Data items
---*---
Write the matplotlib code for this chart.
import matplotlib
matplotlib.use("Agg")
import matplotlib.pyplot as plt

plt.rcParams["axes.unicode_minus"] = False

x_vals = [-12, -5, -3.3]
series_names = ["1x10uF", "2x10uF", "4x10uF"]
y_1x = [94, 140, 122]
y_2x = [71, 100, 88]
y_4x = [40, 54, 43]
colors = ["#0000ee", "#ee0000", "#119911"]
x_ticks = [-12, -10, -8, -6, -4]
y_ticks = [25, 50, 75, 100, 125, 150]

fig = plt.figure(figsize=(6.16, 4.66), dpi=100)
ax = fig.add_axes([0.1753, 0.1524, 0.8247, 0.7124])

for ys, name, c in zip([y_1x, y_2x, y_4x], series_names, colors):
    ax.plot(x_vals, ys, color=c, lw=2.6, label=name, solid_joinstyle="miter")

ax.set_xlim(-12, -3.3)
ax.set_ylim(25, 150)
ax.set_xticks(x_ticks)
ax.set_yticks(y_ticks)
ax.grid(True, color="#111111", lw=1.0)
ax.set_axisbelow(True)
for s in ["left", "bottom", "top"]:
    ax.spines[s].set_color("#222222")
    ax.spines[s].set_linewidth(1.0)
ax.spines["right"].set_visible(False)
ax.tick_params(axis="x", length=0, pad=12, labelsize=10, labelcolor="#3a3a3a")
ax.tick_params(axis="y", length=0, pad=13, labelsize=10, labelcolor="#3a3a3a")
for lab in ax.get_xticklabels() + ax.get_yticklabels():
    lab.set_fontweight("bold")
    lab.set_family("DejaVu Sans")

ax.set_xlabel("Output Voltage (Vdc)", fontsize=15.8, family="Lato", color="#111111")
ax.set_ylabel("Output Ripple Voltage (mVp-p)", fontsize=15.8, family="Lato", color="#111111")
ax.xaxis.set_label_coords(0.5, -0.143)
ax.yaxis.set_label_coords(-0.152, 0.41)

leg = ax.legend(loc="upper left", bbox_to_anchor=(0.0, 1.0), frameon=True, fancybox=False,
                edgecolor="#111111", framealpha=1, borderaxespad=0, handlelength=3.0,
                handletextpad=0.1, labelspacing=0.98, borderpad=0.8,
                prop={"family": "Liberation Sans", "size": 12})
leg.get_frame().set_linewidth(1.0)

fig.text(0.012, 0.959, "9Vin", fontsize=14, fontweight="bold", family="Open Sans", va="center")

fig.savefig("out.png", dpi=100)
---*---
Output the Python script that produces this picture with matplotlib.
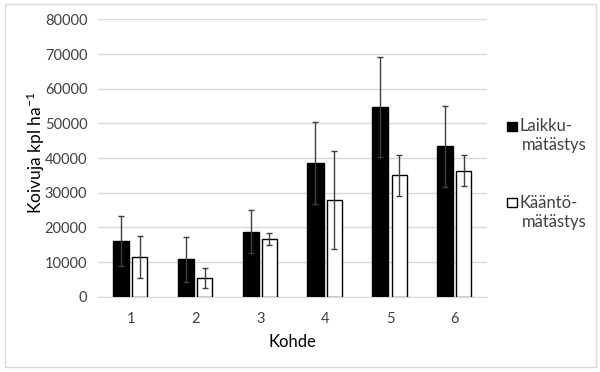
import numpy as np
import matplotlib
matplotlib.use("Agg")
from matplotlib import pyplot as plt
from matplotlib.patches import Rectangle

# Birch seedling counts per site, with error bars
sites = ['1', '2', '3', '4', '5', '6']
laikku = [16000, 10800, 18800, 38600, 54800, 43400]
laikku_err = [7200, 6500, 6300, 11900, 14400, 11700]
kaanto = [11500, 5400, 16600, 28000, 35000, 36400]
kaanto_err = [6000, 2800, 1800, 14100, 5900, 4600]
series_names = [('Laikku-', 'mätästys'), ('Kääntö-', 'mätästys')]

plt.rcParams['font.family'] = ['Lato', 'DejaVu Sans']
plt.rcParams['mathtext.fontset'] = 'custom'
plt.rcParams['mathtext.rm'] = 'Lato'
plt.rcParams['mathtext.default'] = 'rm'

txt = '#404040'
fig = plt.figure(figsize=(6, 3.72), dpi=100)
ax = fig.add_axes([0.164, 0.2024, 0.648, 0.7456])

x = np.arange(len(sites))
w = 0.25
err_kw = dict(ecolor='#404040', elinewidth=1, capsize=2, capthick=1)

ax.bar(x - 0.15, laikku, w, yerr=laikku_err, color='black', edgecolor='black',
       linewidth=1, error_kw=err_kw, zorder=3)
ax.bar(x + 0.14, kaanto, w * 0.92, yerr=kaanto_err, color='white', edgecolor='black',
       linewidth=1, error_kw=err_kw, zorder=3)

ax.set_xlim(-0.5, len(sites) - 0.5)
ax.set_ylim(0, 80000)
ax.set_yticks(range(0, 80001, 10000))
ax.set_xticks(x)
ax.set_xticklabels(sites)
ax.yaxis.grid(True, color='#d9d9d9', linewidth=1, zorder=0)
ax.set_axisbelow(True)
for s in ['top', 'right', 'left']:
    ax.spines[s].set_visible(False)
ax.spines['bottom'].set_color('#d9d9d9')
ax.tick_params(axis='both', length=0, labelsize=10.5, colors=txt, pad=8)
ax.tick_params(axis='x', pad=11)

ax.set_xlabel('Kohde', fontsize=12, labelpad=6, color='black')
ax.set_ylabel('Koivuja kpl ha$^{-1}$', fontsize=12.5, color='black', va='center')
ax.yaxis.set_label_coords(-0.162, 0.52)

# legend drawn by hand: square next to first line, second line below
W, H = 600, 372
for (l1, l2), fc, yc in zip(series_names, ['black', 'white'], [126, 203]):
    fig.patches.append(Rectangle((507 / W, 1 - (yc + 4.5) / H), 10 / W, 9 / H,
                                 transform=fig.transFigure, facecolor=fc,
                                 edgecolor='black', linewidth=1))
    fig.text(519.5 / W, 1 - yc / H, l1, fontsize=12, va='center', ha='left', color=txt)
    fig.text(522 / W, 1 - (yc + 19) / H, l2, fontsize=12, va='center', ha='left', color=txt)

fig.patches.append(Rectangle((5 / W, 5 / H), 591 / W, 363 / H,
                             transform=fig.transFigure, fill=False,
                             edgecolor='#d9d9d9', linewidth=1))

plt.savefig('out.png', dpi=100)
---*---
WRITTEN TASK
Pull out only the lines from the one with "Output the Python" up to and including the one with "from matplotlib.patches import Rectangle", and drop any pictures along the way.

WRITTEN RESPONSE
Output the Python script that produces this picture with matplotlib.
import numpy as np
import matplotlib
matplotlib.use("Agg")
from matplotlib import pyplot as plt
from matplotlib.patches import Rectangle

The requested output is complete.